Spiraling Slipstream
Air behind a spinning propeller doesn’t just flow straight back. It corkscrews around the fuselage in the same direction the propeller rotates. This spiraling air eventually strikes the vertical tail (the fin and rudder) on one side. On an airplane with clockwise-spinning propellers, the slipstream from the left engine wraps around and hits the left side of the tail, which actually helps push the nose back toward center when the right engine fails. The right engine’s slipstream, by contrast, hits the tail in a way that’s less helpful. This makes controlling the airplane slightly harder when only the right engine is running, reinforcing the left engine’s status as critical.
Torque
Newton’s third law means that for every spinning propeller trying to rotate clockwise, the airplane’s airframe experiences an equal force trying to roll it in the opposite direction. With both engines running, these forces are present but manageable. When one engine quits, only the operating engine’s torque remains, rolling the airplane toward the dead engine’s side.

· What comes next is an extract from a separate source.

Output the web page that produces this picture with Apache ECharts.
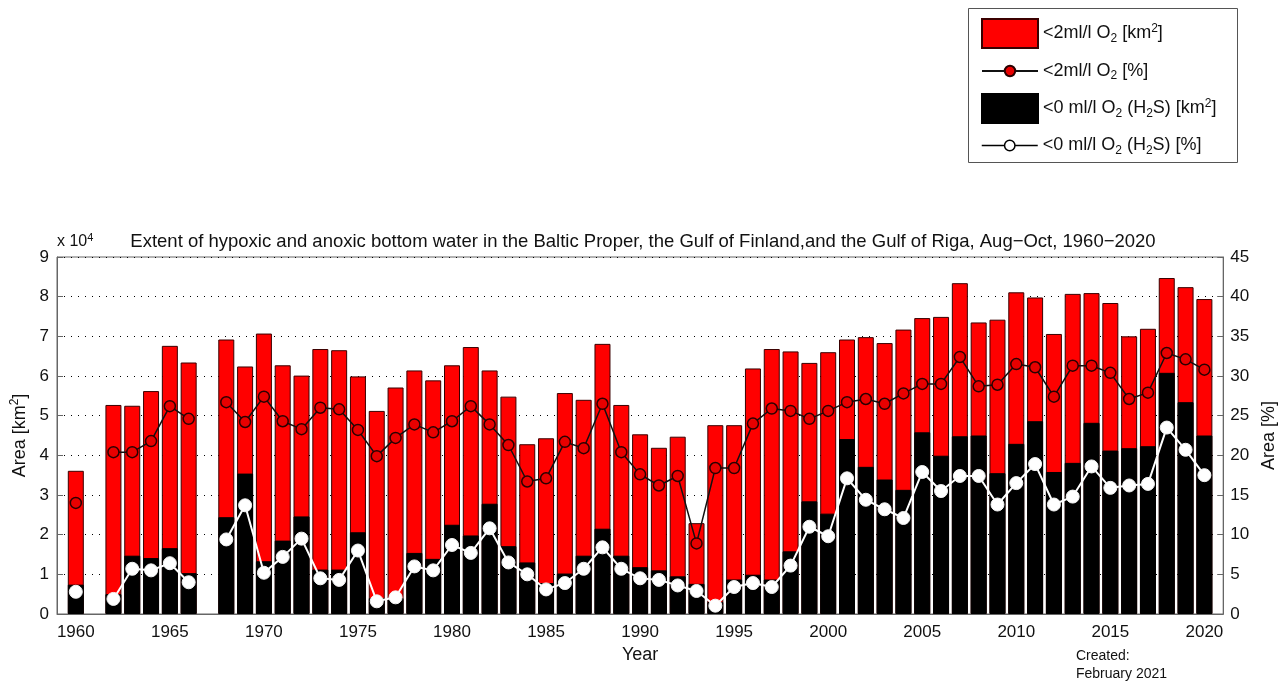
<!DOCTYPE html>
<html>
<head>
<meta charset="utf-8">
<script src="https://cdn.jsdelivr.net/npm/echarts@6/dist/echarts.min.js"></script>
<style>
html,body{margin:0;padding:0;background:#fff;}
#chart{width:1286px;height:682px;}
</style>
</head>
<body>
<div id="chart"></div>
<script>
// ---- data ----
var years = [];
for (var y = 1959; y <= 2021; y++) years.push(String(y));

// <2 ml/l O2 area, km2 (null = no data); index 0 = 1959
var hypoxicKm2 = [null,
  36100, null, 52700, 52500, 56200, 67600, 63400, null, 69200, 62400,
  70700, 62700, 60100, 66800, 66500, 59900, 51200, 57100, 61400, 58900,
  62700, 67300, 61400, 54800, 42800, 44300, 55700, 54000, 68100, 52700,
  45300, 41900, 44700, 22900, 47600, 47600, 61900, 66800, 66200, 63300,
  66000, 69200, 69800, 68300, 71700, 74600, 74900, 83400, 73500, 74200,
  81100, 79800, 70600, 80700, 80900, 78400, 70000, 71900, 84700, 82400,
  79400, null];

// <0 ml/l O2 (H2S) area, km2
var anoxicKm2 = [null,
  7400, null, 5000, 14700, 14100, 16600, 10300, null, 24400, 35400,
  13300, 18500, 24600, 11200, 11200, 20600, 4000, 4000, 15400, 13900,
  22500, 19800, 27800, 17100, 13000, 7800, 10200, 14700, 21500, 14700,
  11800, 11000, 9500, 7600, 3000, 8700, 9900, 8700, 15800, 28400,
  25300, 44100, 37100, 33900, 31300, 45800, 39900, 44800, 45000, 35500,
  42900, 48600, 35800, 38100, 48200, 41200, 41800, 42300, 60800, 53400,
  45000, null];

// <2 ml/l O2 area, % of total area
var hypoxicPct = [null,
  14.0, null, 20.4, 20.4, 21.8, 26.2, 24.6, null, 26.7, 24.2,
  27.4, 24.3, 23.3, 26.0, 25.8, 23.2, 19.9, 22.2, 23.9, 22.9,
  24.3, 26.2, 23.9, 21.3, 16.7, 17.1, 21.7, 20.9, 26.5, 20.4,
  17.6, 16.2, 17.4, 8.9, 18.4, 18.4, 24.0, 25.9, 25.6, 24.6,
  25.6, 26.7, 27.1, 26.5, 27.8, 29.0, 29.0, 32.4, 28.7, 28.9,
  31.5, 31.1, 27.4, 31.3, 31.3, 30.4, 27.1, 27.9, 32.9, 32.1,
  30.8, null];

// <0 ml/l O2 (H2S) area, % of total area
var anoxicPct = [null,
  2.8, null, 1.9, 5.7, 5.5, 6.4, 4.0, null, 9.4, 13.7,
  5.2, 7.2, 9.5, 4.5, 4.3, 8.0, 1.6, 2.1, 6.0, 5.5,
  8.7, 7.7, 10.8, 6.5, 5.0, 3.1, 3.9, 5.7, 8.4, 5.7,
  4.5, 4.3, 3.6, 2.9, 1.05, 3.4, 3.9, 3.4, 6.1, 11.0,
  9.8, 17.1, 14.4, 13.2, 12.1, 17.9, 15.5, 17.4, 17.4, 13.8,
  16.5, 18.9, 13.8, 14.8, 18.6, 15.9, 16.2, 16.4, 23.5, 20.7,
  17.5, null];

var leftTicks = [0, 1, 2, 3, 4, 5, 6, 7, 8, 9];
var titleText = 'Extent of hypoxic and anoxic bottom water in the Baltic Proper, the Gulf of Finland,and the Gulf of Riga, Aug\u2212Oct, 1960\u22122020';

var S1 = '<2ml/l O2 [km2]';
var S2 = '<2ml/l O2 [%]';
var S3 = '<0 ml/l O2 (H2S) [km2]';
var S4 = '<0 ml/l O2 (H2S) [%]';
var legendRich = {};
legendRich[S1] = '{t|<2ml/l O}{sub|2}{t| [km}{sup|2}{t|]}';
legendRich[S2] = '{t|<2ml/l O}{sub|2}{t| [%]}';
legendRich[S3] = '{t|<0 ml/l O}{sub|2}{t| (H}{sub|2}{t|S) [km}{sup|2}{t|]}';
legendRich[S4] = '{t|<0 ml/l O}{sub|2}{t| (H}{sub|2}{t|S) [%]}';

// ---- chart ----
var FONT = 'Liberation Sans, Arial, sans-serif';
var richStyles = {
  t: {fontSize: 18, fontFamily: FONT, color: '#111', lineHeight: 22, verticalAlign: 'middle'},
  sub: {fontSize: 12, fontFamily: FONT, color: '#111', lineHeight: 12, verticalAlign: 'bottom'},
  sup: {fontSize: 12, fontFamily: FONT, color: '#111', lineHeight: 11, verticalAlign: 'top'}
};

function mkLegend(name, top, h, icon, extra) {
  var d = {name: name};
  if (icon) d.icon = icon;
  if (extra) for (var k in extra) d[k] = extra[k];
  return {
    show: true, left: 981, top: top, orient: 'horizontal',
    itemWidth: 56, itemHeight: h, padding: 0, selectedMode: false,
    data: [d],
    formatter: function (n) { return legendRich[n]; },
    textStyle: {rich: richStyles}
  };
}

var chart = echarts.init(document.getElementById('chart'), null, {renderer: 'canvas'});
var option = {
  animation: false,
  backgroundColor: '#fff',
  title: {
    text: titleText, left: 'center', top: 227,
    textStyle: {fontSize: 18.5, fontWeight: 'normal', fontFamily: FONT, color: '#111'}
  },
  legend: [
    mkLegend(S1, 18, 29, 'rect'),
    mkLegend(S2, 62, 13),
    mkLegend(S3, 93, 29, 'rect'),
    mkLegend(S4, 136.5, 13, null, {lineStyle: {color: '#000', width: 1.5}, itemStyle: {color: '#fff', borderColor: '#000', borderWidth: 1.5}})
  ],
  grid: {left: 57, right: 59, top: 257, bottom: 68, show: true, borderColor: '#666', borderWidth: 1, containLabel: false},
  xAxis: {
    type: 'category', data: years, boundaryGap: false,
    name: 'Year', nameLocation: 'middle', nameGap: 31,
    nameTextStyle: {fontSize: 18, fontFamily: FONT, color: '#111'},
    axisLine: {lineStyle: {color: '#666'}},
    axisTick: {inside: true, length: 6, lineStyle: {color: '#666'},
      interval: function (i, v) { return Number(v) % 5 === 0; }},
    axisLabel: {fontSize: 17, fontFamily: FONT, color: '#111', margin: 10,
      interval: function (i, v) { return Number(v) % 5 === 0; }},
    splitLine: {show: false}
  },
  yAxis: [
    {
      type: 'value', min: 0, max: 90000, interval: 10000, position: 'left',
      name: '{t|Area [km}{sup|2}{t|]}', nameLocation: 'middle', nameGap: 24, nameRotate: 90,
      nameTextStyle: {rich: {
        t: {fontSize: 18, fontFamily: FONT, color: '#111', lineHeight: 22},
        sup: {fontSize: 12, fontFamily: FONT, color: '#111', lineHeight: 11, verticalAlign: 'top'}
      }},
      axisLine: {show: true, lineStyle: {color: '#666'}},
      axisTick: {show: true, inside: true, length: 6, lineStyle: {color: '#666'}},
      axisLabel: {fontSize: 17, fontFamily: FONT, color: '#111', margin: 8,
        formatter: function (v) { return String(leftTicks[Math.round(v / 10000)]); }},
      splitLine: {show: true, lineStyle: {color: '#000', type: [1, 6], width: 1}}
    },
    {
      type: 'value', min: 0, max: 45, interval: 5, position: 'right',
      name: 'Area [%]', nameLocation: 'middle', nameGap: 35, nameRotate: 90,
      nameTextStyle: {fontSize: 18, fontFamily: FONT, color: '#111'},
      axisLine: {show: true, lineStyle: {color: '#666'}},
      axisTick: {show: true, inside: true, length: 6, lineStyle: {color: '#666'}},
      axisLabel: {fontSize: 17, fontFamily: FONT, color: '#111', margin: 7},
      splitLine: {show: false}
    }
  ],
  series: [
    {
      name: S1, type: 'bar', data: hypoxicKm2, yAxisIndex: 0, barWidth: 16,
      itemStyle: {color: '#ff0000', borderColor: '#3a0000', borderWidth: 1}
    },
    {
      name: S3, type: 'bar', data: anoxicKm2, yAxisIndex: 0, barWidth: 16, barGap: '-100%',
      itemStyle: {color: '#000000', borderColor: '#000', borderWidth: 1}
    },
    {
      name: S2, type: 'line', data: hypoxicPct, yAxisIndex: 1, connectNulls: false,
      symbol: 'circle', symbolSize: 11, showAllSymbol: true,
      lineStyle: {color: '#111', width: 1.5},
      itemStyle: {color: '#e80000', borderColor: '#2a0000', borderWidth: 1.5}
    },
    {
      name: S4, type: 'line', data: anoxicPct, yAxisIndex: 1, connectNulls: false,
      symbol: 'circle', symbolSize: 13, showAllSymbol: true,
      lineStyle: {color: '#ffffff', width: 2},
      itemStyle: {color: '#ffffff', borderColor: '#f4f4f4', borderWidth: 1}
    }
  ],
  graphic: [
    {type: 'rect', left: 968, top: 8, z: -1, shape: {width: 269, height: 154},
      style: {fill: '#fff', stroke: '#555', lineWidth: 1}},
    {type: 'text', left: 57, top: 232,
      style: {text: '{t|x 10}{sup|4}', rich: {
        t: {fontSize: 16, fontFamily: FONT, fill: '#111', lineHeight: 19},
        sup: {fontSize: 11, fontFamily: FONT, fill: '#111', lineHeight: 10, verticalAlign: 'top'}
      }}},
    {type: 'text', left: 1076, top: 647,
      style: {text: 'Created:\nFebruary 2021', fontSize: 14, lineHeight: 18, fontFamily: FONT, fill: '#111'}}
  ]
};
chart.setOption(option);
</script>
</body>
</html>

Combined with the other three factors, this rolling tendency is more severe when the right engine is the one still running.
How This Affects Minimum Control Speed
The critical engine directly determines one of the most important speeds a multi-engine pilot needs to know: Vmc, or minimum control speed. This is the slowest airspeed at which the pilot can still maintain directional control after the critical engine suddenly fails. Below Vmc, there isn’t enough airflow over the rudder to counteract the yaw from the remaining engine.
FAA certification standards require that Vmc be determined under worst-case conditions: maximum takeoff power on the operating engine, the most unfavorable weight and center of gravity position, landing gear retracted, and flaps in the takeoff position. The pilot must be able to keep the airplane from turning more than 20 degrees off heading, and the force required on the rudder pedal can’t exceed 150 pounds. A bank angle of no more than 5 degrees toward the operating engine is allowed to help maintain control.
Vmc for takeoff cannot exceed 1.2 times the stall speed at maximum takeoff weight. This ensures the airplane is controllable throughout the takeoff and climb, even if the critical engine quits at the worst possible moment.
Counter-Rotating Propellers Eliminate the Critical Engine
Some twin-engine aircraft are designed with propellers that spin in opposite directions: the left engine’s propeller rotates clockwise while the right engine’s propeller rotates counterclockwise (or vice versa). This is called counter-rotation, and it’s specifically designed to balance out the asymmetric effects described above.
With counter-rotating propellers, P-factor shifts each engine’s thrust line by the same amount in opposite directions, so both engines sit at equal distances from the centerline. The slipstream, torque, and lift effects also mirror each other symmetrically. The result is that losing either engine produces the same yaw and roll forces. Neither engine is more critical than the other, so these aircraft technically have no critical engine. Every multi-engine pilot training scenario becomes identical regardless of which engine fails.
Aircraft like the Piper Seminole use counter-rotating propellers for this reason, making them popular training platforms. Airplanes with both propellers spinning the same direction, like many Beechcraft Barons, retain a true critical engine and require pilots to train specifically for the worse-case left-engine failure.